Remember that this chart says
nothing about your personality or how you make decisions outside the job. The
fact that you might not prefer to make strategic decisions on the job does not
mean you are not a strategically sensitive person. We all use every decision
mode; we only have preferences in specific situations. So might be a forward
thinking strategic leader at home, but prefer to work more tactically or
equitably at work.
The Style & Approach
There are currently thirty types of Style. They are based on your primary and secondary decision modes.
The styles are suggestions that usually are an accurate summary of your basic
approach to decision making. However, some types of style are relatively
similar and you might fit one of them a little better. Your style might also be
an approximation because your five modes are relatively close together in
strength. This is when the test has the hardest time giving you a clear style
type. Regardless, take the style name as a rough approximation. It is probably
relatively accurate, but it might not be.

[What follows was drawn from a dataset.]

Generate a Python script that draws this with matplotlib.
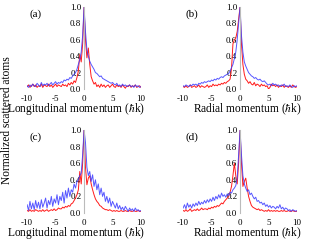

In any case the approach is probably more useful as a guide
to your approach to decision making. The Approach
is how easily you move between relational modes. This is an important indicator
of how you approach problems and work with others in problem solving. In
general, flexibility is a good thing. Flexible decision makers can move quickly
from one mode to another as the nature of the challenge shifts or new evidence
suggests another mode or combination of modes might work better than your
strongest preferences. But too much flexibility might be a problem as well. It
might mean you have difficulty making decisions unless they are relatively
clear to begin with, or you might be easily persuaded by others to adopt
another mode even when your preference is the best one. It’s a case of
reflecting on your score and thinking about how it might have an impact on your
work situation.
5 Decision Modes
Following the style and approach are five sections which
look in more detail how you approach each type of decision mode. These sections
explore how you use each of the modes. There are significant details at this
level which suggest how you might experience your engagement with these modes
and how your preference leads you to strengths or issues in decision making.
They are listed in their
standard order, not your order of preference. Thus, even if you scored low in
strategic, it shows up first. If you scored high in social, it will still be
last.
Use Levels
Your use level is merely the
count of how often you used that specific mode to answer questions. It is not
the same as your strength, but does give you an idea regarding how often you
approach a problem and tend to see it through the lens of that specific mode. A
person of absolute flexibility would tend to have a use level of 20% for each
mode, though that is a simplistic understanding.
Balance
A more important score is your balance score. This is how
negative or positively skewed your use of this decision mode is. The ideal
balance is usually “0.00.” If the balance score is positive, then it suggests
you have a bias toward this mode; you tend to see decisions made this way as
more positive than negative. If it is negative, then it means you have a bias
against this mode. Now you have a tendency to see decisions made through this
mode as more likely to have a negative outcome than a positive outcome. If the
bias is high (over + or – 1.00) then it suggests you have a blind spot in your
decision making where you have difficulty seeing problems or solutions using
this mode of decision.
One point to note is that your bias might be quite realistic
based on your work situation. Certain kinds of decision making can be negative
or positive just by the nature of the situation. Always pay attention to how
your decisions need to be made before you decide your balance is now what you
want it to be.
Sensitivity
Sensitivity is perhaps the most important characteristic of
the individual modes. This is your indicator of emotional reactivity to the
specific decision making mode. Regardless of positive or negative bias, or
strong or weak preference, some types of decision making can lead to a
relatively strong emotional reaction. This is not a problem. The human brain
uses emotion as a key part of its decision making processes. But it can become
a problem. If you are more emotionally sensitive about some kinds of decision
making modes, they will cause you difficulty when you are under external
stresses such as a time crunch or team problem. Awareness is the solution. Pay
close attention to your sensitivity rating. If it is high, be alert to
situations that may trigger this emotional sensitivity leading to hindrances in
your decision making, or possibly to conflict with team members or others in
your workplace.
Working with your team
One of the strengths of the
Adaptive Management Report is the way it helps team members understand each
other and work together more effectively. By sharing scores it is typically
easy for team members to identify specific decision making patterns they have as
a group, and then to decide if that is an appropriate decision making approach.
There are typically two types of
team members, complementary team members and contrasting team members. A team
of four could easily consist of three complementary team members and one
contrasting team member. But it’s possible to have a team of four contrasting
team members with a high level of resulting conflict. Or it could have four
complementary members, resulting in significant blind spots.